Start

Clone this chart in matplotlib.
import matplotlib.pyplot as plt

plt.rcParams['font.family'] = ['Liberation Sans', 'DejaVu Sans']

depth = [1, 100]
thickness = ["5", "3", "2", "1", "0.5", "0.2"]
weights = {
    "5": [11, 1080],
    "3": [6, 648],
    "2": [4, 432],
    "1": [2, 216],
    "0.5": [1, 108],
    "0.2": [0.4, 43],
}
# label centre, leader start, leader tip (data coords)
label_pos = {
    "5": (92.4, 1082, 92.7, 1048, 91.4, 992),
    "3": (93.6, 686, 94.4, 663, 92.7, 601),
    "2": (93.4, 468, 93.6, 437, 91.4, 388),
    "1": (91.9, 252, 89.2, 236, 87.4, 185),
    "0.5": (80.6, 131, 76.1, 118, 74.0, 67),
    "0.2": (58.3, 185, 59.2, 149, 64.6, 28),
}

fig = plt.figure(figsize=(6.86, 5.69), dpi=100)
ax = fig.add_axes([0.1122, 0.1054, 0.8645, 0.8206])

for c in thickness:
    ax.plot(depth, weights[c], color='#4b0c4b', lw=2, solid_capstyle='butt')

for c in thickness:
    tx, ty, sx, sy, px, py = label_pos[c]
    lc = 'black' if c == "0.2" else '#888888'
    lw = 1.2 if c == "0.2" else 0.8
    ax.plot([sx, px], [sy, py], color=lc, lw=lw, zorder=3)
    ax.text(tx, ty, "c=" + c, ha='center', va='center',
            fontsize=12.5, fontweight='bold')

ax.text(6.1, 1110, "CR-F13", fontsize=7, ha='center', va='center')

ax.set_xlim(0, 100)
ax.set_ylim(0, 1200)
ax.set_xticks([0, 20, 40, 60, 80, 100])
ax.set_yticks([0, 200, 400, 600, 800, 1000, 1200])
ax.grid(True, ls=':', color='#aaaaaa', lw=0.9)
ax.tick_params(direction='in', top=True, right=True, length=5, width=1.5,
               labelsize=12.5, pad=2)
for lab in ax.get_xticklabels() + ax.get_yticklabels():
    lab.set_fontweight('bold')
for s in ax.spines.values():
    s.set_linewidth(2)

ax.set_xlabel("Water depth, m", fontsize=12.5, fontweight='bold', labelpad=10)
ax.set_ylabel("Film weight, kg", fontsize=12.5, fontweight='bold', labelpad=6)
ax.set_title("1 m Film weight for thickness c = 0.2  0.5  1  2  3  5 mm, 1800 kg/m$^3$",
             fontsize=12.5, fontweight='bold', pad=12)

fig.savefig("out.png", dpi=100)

End
Start

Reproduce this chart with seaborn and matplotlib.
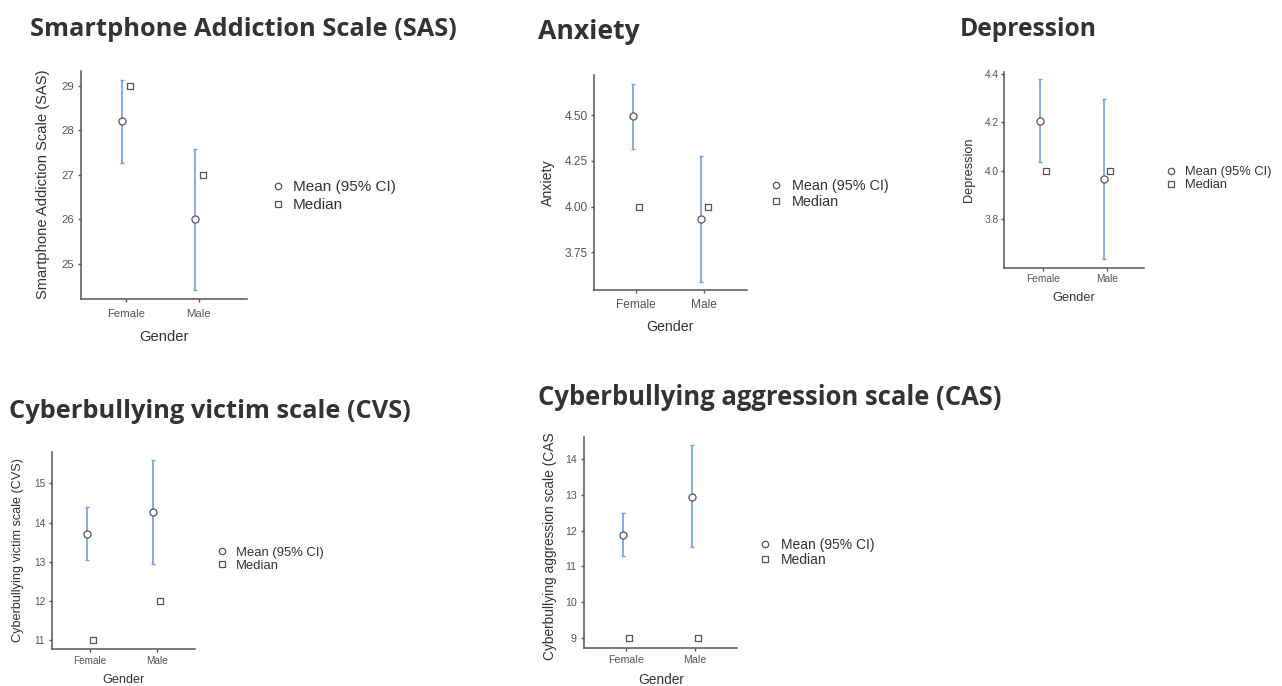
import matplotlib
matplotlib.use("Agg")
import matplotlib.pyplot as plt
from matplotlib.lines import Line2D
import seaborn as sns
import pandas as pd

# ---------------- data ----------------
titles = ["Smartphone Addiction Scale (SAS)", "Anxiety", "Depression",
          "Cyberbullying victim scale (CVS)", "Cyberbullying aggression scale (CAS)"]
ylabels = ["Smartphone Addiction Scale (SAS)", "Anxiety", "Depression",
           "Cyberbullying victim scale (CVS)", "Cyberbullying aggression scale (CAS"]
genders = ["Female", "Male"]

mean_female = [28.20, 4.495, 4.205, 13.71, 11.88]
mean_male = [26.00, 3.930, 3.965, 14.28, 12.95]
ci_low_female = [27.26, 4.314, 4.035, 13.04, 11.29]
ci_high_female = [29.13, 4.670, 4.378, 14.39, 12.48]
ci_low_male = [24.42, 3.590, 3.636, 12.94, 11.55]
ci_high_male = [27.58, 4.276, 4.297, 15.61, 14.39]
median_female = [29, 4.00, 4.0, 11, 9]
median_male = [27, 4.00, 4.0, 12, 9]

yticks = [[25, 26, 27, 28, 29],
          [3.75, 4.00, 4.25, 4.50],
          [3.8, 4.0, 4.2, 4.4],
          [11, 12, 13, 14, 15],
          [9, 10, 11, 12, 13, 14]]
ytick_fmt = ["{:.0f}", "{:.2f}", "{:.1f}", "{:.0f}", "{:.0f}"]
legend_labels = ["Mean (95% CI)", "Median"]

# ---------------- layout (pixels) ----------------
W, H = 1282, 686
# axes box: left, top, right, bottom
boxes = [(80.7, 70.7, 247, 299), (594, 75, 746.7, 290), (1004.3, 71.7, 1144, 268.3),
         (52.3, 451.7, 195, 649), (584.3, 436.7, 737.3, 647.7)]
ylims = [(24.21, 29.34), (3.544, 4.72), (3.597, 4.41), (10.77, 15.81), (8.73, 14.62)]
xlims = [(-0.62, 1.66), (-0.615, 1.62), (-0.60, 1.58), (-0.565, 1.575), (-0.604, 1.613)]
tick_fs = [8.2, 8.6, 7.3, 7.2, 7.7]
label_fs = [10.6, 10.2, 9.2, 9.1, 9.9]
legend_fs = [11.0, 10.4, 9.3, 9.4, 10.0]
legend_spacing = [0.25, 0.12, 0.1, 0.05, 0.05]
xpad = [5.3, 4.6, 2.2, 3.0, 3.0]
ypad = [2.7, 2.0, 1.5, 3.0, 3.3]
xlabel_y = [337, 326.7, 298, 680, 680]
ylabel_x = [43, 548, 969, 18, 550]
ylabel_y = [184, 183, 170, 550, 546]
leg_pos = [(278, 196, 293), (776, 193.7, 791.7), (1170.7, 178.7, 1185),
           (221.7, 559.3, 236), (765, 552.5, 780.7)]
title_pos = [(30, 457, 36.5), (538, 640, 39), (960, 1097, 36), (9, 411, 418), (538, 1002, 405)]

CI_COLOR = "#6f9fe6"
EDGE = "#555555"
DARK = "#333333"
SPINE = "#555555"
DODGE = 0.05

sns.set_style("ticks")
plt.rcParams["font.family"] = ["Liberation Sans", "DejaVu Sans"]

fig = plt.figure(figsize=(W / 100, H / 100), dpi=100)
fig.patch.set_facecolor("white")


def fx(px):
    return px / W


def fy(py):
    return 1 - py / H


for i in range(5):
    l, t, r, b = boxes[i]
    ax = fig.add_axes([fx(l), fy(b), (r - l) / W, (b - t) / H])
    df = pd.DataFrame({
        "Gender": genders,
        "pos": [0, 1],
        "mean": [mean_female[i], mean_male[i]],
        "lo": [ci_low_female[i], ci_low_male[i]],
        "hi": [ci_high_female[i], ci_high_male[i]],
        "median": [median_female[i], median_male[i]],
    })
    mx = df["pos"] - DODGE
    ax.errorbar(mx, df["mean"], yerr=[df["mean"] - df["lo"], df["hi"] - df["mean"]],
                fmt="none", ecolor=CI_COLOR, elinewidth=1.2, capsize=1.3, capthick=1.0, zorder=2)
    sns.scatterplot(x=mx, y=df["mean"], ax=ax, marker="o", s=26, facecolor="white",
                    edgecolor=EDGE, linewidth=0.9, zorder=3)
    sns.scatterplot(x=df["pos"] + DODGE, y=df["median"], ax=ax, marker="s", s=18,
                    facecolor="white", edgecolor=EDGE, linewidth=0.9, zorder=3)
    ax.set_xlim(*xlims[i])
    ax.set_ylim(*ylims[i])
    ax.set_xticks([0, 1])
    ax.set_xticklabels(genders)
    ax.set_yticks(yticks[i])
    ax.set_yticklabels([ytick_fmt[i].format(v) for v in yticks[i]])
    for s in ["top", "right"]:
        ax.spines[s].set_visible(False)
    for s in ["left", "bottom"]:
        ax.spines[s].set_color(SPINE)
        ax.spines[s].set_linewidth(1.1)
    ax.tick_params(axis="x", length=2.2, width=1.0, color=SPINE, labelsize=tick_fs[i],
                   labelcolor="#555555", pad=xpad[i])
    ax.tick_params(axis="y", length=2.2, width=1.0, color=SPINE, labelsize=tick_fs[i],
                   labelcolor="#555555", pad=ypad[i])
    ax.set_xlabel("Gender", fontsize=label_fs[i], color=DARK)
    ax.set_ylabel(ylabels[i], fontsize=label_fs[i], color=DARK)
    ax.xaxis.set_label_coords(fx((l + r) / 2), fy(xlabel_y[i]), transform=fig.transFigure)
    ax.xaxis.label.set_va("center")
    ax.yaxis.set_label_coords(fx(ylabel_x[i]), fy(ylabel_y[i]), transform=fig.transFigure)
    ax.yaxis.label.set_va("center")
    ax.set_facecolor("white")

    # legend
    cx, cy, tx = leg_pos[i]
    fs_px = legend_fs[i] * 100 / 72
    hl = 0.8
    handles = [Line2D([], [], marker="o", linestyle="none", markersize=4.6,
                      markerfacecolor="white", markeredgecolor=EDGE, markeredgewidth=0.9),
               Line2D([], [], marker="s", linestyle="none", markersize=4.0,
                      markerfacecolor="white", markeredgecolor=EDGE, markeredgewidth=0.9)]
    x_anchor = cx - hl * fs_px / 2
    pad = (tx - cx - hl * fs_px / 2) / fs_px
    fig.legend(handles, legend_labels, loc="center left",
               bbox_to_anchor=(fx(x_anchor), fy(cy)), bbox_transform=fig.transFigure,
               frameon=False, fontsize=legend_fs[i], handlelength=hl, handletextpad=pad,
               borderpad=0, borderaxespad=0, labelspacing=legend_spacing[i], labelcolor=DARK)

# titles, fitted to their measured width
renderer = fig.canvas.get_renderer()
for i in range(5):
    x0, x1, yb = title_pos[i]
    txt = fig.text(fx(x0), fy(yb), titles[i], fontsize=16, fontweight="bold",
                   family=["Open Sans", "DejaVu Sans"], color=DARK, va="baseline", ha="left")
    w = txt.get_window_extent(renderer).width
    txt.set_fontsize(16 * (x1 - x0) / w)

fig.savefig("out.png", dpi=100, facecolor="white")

End
Start

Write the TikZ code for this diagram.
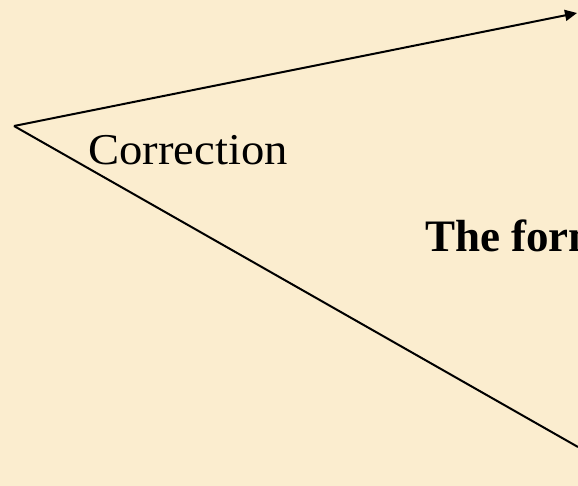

End

* Given task *
Taking the material above, give again exactly the lines from the one holding "Reproduce this chart" through the one holding "import pandas as pd", with both ends and without pictures.

* Exercise response *
Reproduce this chart with seaborn and matplotlib.
import matplotlib
matplotlib.use("Agg")
import matplotlib.pyplot as plt
from matplotlib.lines import Line2D
import seaborn as sns
import pandas as pd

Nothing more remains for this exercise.